Start of GIVEN MATERIAL

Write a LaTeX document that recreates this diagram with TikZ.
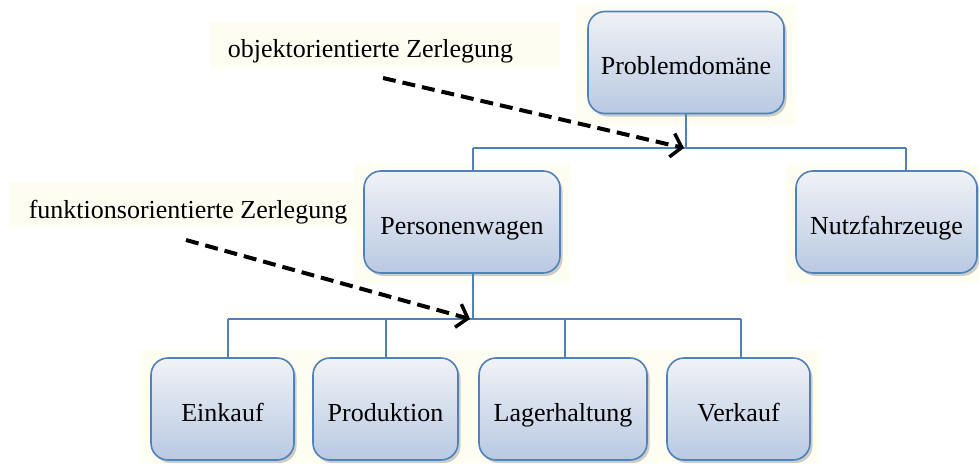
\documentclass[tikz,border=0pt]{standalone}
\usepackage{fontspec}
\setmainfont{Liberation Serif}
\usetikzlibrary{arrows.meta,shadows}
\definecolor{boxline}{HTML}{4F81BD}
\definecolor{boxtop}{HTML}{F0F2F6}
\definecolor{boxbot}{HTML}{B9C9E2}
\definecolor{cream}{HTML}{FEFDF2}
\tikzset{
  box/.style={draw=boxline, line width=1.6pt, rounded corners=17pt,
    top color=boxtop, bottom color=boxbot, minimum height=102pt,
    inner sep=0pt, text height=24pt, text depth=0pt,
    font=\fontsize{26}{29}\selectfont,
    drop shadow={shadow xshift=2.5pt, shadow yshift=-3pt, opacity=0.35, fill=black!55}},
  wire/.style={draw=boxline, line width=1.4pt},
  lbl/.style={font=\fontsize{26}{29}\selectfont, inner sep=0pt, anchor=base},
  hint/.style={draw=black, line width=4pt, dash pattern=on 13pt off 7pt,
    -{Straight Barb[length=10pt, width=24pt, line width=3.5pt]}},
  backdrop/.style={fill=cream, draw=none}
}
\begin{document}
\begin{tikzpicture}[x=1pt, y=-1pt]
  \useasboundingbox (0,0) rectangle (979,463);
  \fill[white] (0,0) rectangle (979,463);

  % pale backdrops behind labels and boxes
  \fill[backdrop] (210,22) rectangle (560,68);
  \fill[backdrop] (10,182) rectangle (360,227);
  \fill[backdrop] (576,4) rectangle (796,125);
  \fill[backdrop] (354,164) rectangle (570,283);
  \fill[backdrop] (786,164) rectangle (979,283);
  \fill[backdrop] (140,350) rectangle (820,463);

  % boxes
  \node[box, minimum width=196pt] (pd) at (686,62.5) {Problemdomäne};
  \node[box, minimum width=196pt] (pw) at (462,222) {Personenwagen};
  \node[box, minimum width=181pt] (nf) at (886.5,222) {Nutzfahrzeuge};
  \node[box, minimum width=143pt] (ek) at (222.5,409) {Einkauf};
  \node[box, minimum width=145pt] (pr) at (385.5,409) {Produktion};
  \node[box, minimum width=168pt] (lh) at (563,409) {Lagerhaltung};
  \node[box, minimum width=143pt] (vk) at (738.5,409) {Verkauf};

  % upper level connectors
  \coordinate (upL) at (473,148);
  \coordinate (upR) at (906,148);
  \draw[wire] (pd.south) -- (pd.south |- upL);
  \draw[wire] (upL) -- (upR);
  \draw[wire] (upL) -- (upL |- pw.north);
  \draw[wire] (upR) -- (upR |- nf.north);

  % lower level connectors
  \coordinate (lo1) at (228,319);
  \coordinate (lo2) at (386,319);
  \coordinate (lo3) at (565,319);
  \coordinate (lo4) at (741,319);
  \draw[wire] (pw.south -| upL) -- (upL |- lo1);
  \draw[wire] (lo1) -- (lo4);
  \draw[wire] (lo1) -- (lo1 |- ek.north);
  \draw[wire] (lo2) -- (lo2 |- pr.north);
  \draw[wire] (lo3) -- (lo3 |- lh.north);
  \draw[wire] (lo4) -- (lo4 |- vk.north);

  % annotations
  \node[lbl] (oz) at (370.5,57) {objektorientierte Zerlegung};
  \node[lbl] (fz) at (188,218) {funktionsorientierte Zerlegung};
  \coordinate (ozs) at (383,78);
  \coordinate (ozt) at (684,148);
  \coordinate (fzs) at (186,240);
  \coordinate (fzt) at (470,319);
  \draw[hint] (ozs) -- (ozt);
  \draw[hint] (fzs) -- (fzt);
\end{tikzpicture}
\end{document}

End of GIVEN MATERIAL

## WHAT YOU SHOULD DO
Output each line exactly; omit every picture.

## FINAL ANSWER
Write a LaTeX document that recreates this diagram with TikZ.
\documentclass[tikz,border=0pt]{standalone}
\usepackage{fontspec}
\setmainfont{Liberation Serif}
\usetikzlibrary{arrows.meta,shadows}
\definecolor{boxline}{HTML}{4F81BD}
\definecolor{boxtop}{HTML}{F0F2F6}
\definecolor{boxbot}{HTML}{B9C9E2}
\definecolor{cream}{HTML}{FEFDF2}
\tikzset{
  box/.style={draw=boxline, line width=1.6pt, rounded corners=17pt,
    top color=boxtop, bottom color=boxbot, minimum height=102pt,
    inner sep=0pt, text height=24pt, text depth=0pt,
    font=\fontsize{26}{29}\selectfont,
    drop shadow={shadow xshift=2.5pt, shadow yshift=-3pt, opacity=0.35, fill=black!55}},
  wire/.style={draw=boxline, line width=1.4pt},
  lbl/.style={font=\fontsize{26}{29}\selectfont, inner sep=0pt, anchor=base},
  hint/.style={draw=black, line width=4pt, dash pattern=on 13pt off 7pt,
    -{Straight Barb[length=10pt, width=24pt, line width=3.5pt]}},
  backdrop/.style={fill=cream, draw=none}
}
\begin{document}
\begin{tikzpicture}[x=1pt, y=-1pt]
  \useasboundingbox (0,0) rectangle (979,463);
  \fill[white] (0,0) rectangle (979,463);

  % pale backdrops behind labels and boxes
  \fill[backdrop] (210,22) rectangle (560,68);
  \fill[backdrop] (10,182) rectangle (360,227);
  \fill[backdrop] (576,4) rectangle (796,125);
  \fill[backdrop] (354,164) rectangle (570,283);
  \fill[backdrop] (786,164) rectangle (979,283);
  \fill[backdrop] (140,350) rectangle (820,463);

  % boxes
  \node[box, minimum width=196pt] (pd) at (686,62.5) {Problemdomäne};
  \node[box, minimum width=196pt] (pw) at (462,222) {Personenwagen};
  \node[box, minimum width=181pt] (nf) at (886.5,222) {Nutzfahrzeuge};
  \node[box, minimum width=143pt] (ek) at (222.5,409) {Einkauf};
  \node[box, minimum width=145pt] (pr) at (385.5,409) {Produktion};
  \node[box, minimum width=168pt] (lh) at (563,409) {Lagerhaltung};
  \node[box, minimum width=143pt] (vk) at (738.5,409) {Verkauf};

  % upper level connectors
  \coordinate (upL) at (473,148);
  \coordinate (upR) at (906,148);
  \draw[wire] (pd.south) -- (pd.south |- upL);
  \draw[wire] (upL) -- (upR);
  \draw[wire] (upL) -- (upL |- pw.north);
  \draw[wire] (upR) -- (upR |- nf.north);

  % lower level connectors
  \coordinate (lo1) at (228,319);
  \coordinate (lo2) at (386,319);
  \coordinate (lo3) at (565,319);
  \coordinate (lo4) at (741,319);
  \draw[wire] (pw.south -| upL) -- (upL |- lo1);
  \draw[wire] (lo1) -- (lo4);
  \draw[wire] (lo1) -- (lo1 |- ek.north);
  \draw[wire] (lo2) -- (lo2 |- pr.north);
  \draw[wire] (lo3) -- (lo3 |- lh.north);
  \draw[wire] (lo4) -- (lo4 |- vk.north);

  % annotations
  \node[lbl] (oz) at (370.5,57) {objektorientierte Zerlegung};
  \node[lbl] (fz) at (188,218) {funktionsorientierte Zerlegung};
  \coordinate (ozs) at (383,78);
  \coordinate (ozt) at (684,148);
  \coordinate (fzs) at (186,240);
  \coordinate (fzt) at (470,319);
  \draw[hint] (ozs) -- (ozt);
  \draw[hint] (fzs) -- (fzt);
\end{tikzpicture}
\end{document}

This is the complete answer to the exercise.